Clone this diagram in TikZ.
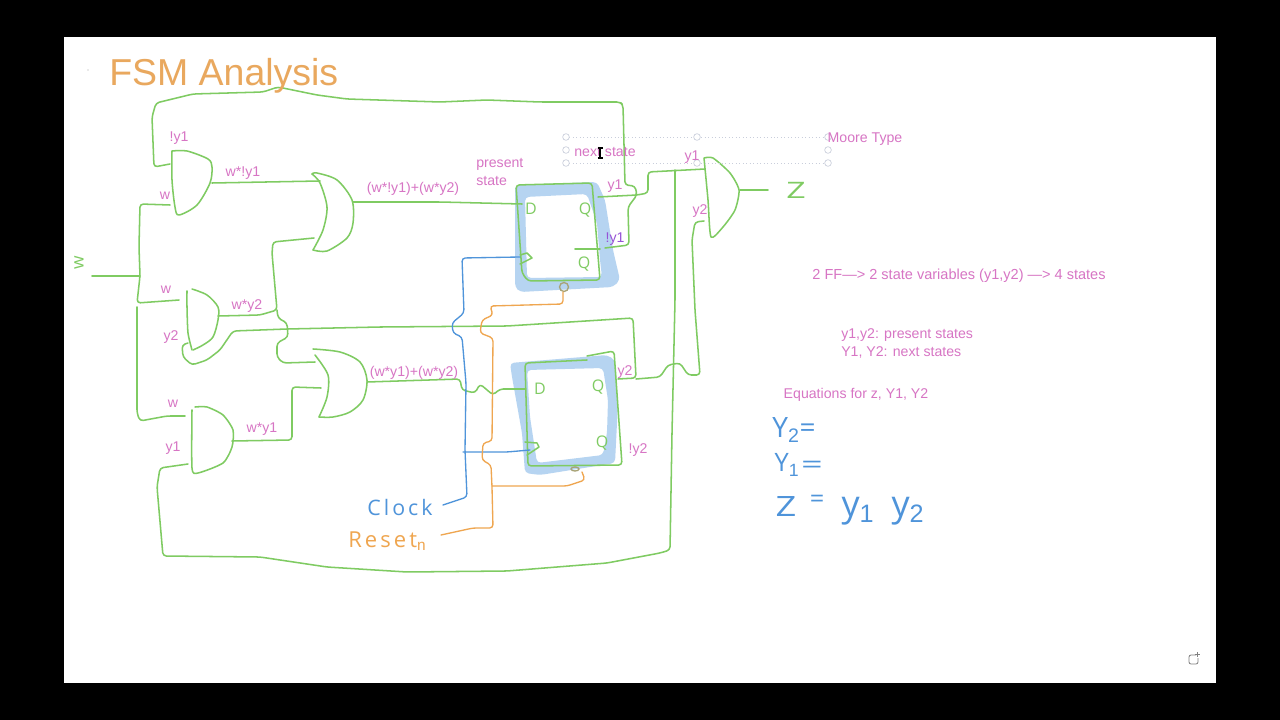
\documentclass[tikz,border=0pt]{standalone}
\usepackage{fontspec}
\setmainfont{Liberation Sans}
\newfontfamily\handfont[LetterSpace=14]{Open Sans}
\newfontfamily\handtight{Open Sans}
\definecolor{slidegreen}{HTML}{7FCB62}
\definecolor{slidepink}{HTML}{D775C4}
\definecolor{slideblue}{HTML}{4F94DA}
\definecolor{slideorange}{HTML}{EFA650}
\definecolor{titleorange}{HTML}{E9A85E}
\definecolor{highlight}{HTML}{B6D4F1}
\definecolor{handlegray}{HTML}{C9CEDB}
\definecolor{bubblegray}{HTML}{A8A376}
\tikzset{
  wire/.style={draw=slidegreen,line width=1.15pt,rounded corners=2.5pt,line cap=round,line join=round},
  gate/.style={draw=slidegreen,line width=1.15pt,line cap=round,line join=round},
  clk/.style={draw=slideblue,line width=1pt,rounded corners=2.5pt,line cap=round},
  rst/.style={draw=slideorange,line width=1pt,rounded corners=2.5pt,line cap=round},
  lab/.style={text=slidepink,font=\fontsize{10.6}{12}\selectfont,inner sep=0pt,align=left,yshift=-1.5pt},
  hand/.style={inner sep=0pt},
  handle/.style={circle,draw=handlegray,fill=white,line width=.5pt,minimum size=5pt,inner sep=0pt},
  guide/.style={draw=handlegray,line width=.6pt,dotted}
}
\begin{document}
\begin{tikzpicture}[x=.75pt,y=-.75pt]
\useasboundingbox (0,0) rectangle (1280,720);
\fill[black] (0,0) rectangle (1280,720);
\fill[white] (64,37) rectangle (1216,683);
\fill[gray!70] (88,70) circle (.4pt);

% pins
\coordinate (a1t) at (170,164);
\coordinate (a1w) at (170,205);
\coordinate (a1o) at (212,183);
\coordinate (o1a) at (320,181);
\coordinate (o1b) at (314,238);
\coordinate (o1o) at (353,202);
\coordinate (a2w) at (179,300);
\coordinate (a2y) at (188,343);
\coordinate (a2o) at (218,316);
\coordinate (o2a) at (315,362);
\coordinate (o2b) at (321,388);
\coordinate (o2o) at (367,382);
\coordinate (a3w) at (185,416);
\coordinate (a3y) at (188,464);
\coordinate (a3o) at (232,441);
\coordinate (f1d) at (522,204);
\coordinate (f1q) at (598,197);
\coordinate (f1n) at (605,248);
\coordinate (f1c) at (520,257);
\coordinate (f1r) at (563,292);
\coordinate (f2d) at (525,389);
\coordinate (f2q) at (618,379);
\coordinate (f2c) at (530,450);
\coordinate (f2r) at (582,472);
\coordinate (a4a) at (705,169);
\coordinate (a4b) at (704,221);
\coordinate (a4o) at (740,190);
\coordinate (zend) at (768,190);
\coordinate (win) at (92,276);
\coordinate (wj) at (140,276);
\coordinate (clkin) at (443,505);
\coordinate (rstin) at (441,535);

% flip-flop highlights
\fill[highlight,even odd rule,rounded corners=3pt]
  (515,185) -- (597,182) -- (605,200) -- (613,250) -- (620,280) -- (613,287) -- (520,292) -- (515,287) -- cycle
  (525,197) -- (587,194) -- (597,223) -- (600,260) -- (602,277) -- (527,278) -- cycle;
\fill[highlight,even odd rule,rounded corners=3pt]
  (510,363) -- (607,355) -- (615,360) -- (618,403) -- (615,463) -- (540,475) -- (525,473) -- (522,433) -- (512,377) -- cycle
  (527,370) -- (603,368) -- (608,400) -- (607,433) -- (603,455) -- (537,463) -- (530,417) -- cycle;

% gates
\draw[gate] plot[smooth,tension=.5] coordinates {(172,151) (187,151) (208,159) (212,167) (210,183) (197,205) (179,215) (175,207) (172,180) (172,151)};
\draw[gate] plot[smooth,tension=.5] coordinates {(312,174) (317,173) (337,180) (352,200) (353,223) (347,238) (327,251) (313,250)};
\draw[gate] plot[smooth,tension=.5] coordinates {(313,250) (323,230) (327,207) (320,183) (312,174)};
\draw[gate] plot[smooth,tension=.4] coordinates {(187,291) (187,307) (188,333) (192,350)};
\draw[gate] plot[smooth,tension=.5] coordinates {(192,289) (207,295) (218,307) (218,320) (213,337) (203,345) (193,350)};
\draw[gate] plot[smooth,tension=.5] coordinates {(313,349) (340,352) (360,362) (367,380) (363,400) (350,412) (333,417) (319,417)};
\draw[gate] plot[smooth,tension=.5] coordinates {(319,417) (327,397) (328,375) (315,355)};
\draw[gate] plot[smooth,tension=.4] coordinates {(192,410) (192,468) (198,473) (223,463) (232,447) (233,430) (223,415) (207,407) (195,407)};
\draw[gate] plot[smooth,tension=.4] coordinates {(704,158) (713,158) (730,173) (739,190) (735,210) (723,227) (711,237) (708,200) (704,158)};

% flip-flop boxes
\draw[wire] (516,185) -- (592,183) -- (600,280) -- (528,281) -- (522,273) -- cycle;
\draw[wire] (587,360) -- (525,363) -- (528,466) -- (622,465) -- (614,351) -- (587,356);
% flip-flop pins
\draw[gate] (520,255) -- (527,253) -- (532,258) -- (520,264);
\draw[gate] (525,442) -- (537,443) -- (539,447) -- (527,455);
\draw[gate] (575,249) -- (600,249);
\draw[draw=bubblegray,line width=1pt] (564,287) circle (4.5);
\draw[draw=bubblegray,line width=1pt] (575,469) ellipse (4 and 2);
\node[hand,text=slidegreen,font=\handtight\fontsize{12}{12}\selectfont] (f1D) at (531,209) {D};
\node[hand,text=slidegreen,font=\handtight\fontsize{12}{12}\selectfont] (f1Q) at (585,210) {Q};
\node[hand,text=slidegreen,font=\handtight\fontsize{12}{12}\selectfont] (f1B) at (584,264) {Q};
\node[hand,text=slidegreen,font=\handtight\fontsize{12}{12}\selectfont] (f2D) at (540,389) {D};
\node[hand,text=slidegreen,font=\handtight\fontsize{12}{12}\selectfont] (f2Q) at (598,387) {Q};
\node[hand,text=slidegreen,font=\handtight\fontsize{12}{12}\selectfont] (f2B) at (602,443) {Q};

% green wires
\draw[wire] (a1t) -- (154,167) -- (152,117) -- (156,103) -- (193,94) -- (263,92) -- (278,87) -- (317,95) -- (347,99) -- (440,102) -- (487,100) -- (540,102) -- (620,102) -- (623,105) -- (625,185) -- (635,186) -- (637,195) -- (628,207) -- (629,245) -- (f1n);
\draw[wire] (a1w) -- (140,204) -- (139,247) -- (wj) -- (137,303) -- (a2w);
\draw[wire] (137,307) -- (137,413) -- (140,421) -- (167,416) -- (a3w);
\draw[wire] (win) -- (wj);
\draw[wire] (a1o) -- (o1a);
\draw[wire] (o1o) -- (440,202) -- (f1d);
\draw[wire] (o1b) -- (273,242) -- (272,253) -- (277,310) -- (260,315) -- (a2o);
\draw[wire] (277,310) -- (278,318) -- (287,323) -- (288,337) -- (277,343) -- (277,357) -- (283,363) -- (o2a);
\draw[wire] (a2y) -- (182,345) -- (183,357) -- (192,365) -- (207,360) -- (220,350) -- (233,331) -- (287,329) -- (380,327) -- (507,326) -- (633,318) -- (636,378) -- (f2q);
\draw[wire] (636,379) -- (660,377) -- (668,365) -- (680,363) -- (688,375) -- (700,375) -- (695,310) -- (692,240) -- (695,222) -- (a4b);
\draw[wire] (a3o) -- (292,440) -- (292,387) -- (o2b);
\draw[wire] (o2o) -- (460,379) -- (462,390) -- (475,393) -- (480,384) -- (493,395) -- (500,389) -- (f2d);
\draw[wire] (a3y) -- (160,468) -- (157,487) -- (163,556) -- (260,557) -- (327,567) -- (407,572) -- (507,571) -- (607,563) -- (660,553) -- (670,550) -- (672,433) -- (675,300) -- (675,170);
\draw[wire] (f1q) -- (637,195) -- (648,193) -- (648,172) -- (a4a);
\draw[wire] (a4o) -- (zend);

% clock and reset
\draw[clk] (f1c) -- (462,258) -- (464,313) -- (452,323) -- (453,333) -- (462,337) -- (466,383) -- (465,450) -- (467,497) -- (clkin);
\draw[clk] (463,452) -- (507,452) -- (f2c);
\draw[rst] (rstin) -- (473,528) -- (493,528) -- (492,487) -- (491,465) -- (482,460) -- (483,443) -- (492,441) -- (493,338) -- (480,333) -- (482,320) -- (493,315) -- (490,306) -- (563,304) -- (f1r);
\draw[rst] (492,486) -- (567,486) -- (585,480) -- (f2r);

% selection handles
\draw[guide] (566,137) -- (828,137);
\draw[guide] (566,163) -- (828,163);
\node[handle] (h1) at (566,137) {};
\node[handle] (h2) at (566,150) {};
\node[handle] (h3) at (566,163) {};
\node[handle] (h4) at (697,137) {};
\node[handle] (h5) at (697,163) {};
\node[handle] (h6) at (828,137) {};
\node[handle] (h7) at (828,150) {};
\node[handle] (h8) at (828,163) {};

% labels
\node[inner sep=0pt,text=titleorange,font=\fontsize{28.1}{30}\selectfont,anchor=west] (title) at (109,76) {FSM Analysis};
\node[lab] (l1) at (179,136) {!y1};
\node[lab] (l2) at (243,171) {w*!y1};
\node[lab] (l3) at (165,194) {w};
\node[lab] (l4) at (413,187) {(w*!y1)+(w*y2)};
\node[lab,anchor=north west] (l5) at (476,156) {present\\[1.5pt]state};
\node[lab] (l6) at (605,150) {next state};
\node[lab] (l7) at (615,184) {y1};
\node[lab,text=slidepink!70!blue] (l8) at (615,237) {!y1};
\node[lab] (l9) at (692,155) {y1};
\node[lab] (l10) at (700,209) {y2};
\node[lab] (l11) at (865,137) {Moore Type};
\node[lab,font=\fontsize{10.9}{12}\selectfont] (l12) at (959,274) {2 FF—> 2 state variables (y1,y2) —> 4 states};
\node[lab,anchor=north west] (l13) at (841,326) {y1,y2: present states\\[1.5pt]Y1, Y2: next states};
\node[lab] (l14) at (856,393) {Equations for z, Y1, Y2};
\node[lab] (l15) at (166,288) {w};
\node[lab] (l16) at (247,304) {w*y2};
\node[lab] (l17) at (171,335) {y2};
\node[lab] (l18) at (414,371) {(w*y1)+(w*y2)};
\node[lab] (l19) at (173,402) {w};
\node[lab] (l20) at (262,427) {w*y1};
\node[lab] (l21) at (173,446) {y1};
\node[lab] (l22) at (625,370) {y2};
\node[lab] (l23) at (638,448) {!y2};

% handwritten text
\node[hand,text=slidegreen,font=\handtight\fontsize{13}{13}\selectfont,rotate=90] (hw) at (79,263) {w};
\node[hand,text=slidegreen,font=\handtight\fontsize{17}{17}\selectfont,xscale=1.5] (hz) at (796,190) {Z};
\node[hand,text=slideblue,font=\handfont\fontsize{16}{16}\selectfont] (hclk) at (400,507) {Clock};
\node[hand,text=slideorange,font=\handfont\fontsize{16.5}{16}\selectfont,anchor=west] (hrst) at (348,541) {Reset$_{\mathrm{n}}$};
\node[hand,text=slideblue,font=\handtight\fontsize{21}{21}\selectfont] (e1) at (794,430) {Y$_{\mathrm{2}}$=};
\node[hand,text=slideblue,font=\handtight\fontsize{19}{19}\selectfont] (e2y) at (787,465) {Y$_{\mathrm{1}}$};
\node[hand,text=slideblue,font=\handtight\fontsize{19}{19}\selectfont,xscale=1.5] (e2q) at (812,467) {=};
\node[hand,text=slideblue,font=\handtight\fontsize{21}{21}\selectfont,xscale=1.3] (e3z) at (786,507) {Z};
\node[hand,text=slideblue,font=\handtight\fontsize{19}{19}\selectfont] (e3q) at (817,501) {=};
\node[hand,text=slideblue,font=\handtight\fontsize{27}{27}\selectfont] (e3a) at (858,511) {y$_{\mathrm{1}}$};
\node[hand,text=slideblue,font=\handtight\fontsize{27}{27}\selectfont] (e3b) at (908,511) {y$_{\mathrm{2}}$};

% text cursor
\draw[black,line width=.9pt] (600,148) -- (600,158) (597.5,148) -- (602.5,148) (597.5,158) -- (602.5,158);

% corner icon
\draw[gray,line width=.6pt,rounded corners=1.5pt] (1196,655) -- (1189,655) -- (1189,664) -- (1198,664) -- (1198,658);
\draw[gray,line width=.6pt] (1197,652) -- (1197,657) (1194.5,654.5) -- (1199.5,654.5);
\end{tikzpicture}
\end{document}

▶ _Exercise brief_
Starting at the first line of the material, output exactly the lines up to and including the one with "(88,70) circle (.4pt);". Do not include the pictures.

▶ _Written answer_
Clone this diagram in TikZ.
\documentclass[tikz,border=0pt]{standalone}
\usepackage{fontspec}
\setmainfont{Liberation Sans}
\newfontfamily\handfont[LetterSpace=14]{Open Sans}
\newfontfamily\handtight{Open Sans}
\definecolor{slidegreen}{HTML}{7FCB62}
\definecolor{slidepink}{HTML}{D775C4}
\definecolor{slideblue}{HTML}{4F94DA}
\definecolor{slideorange}{HTML}{EFA650}
\definecolor{titleorange}{HTML}{E9A85E}
\definecolor{highlight}{HTML}{B6D4F1}
\definecolor{handlegray}{HTML}{C9CEDB}
\definecolor{bubblegray}{HTML}{A8A376}
\tikzset{
  wire/.style={draw=slidegreen,line width=1.15pt,rounded corners=2.5pt,line cap=round,line join=round},
  gate/.style={draw=slidegreen,line width=1.15pt,line cap=round,line join=round},
  clk/.style={draw=slideblue,line width=1pt,rounded corners=2.5pt,line cap=round},
  rst/.style={draw=slideorange,line width=1pt,rounded corners=2.5pt,line cap=round},
  lab/.style={text=slidepink,font=\fontsize{10.6}{12}\selectfont,inner sep=0pt,align=left,yshift=-1.5pt},
  hand/.style={inner sep=0pt},
  handle/.style={circle,draw=handlegray,fill=white,line width=.5pt,minimum size=5pt,inner sep=0pt},
  guide/.style={draw=handlegray,line width=.6pt,dotted}
}
\begin{document}
\begin{tikzpicture}[x=.75pt,y=-.75pt]
\useasboundingbox (0,0) rectangle (1280,720);
\fill[black] (0,0) rectangle (1280,720);
\fill[white] (64,37) rectangle (1216,683);
\fill[gray!70] (88,70) circle (.4pt);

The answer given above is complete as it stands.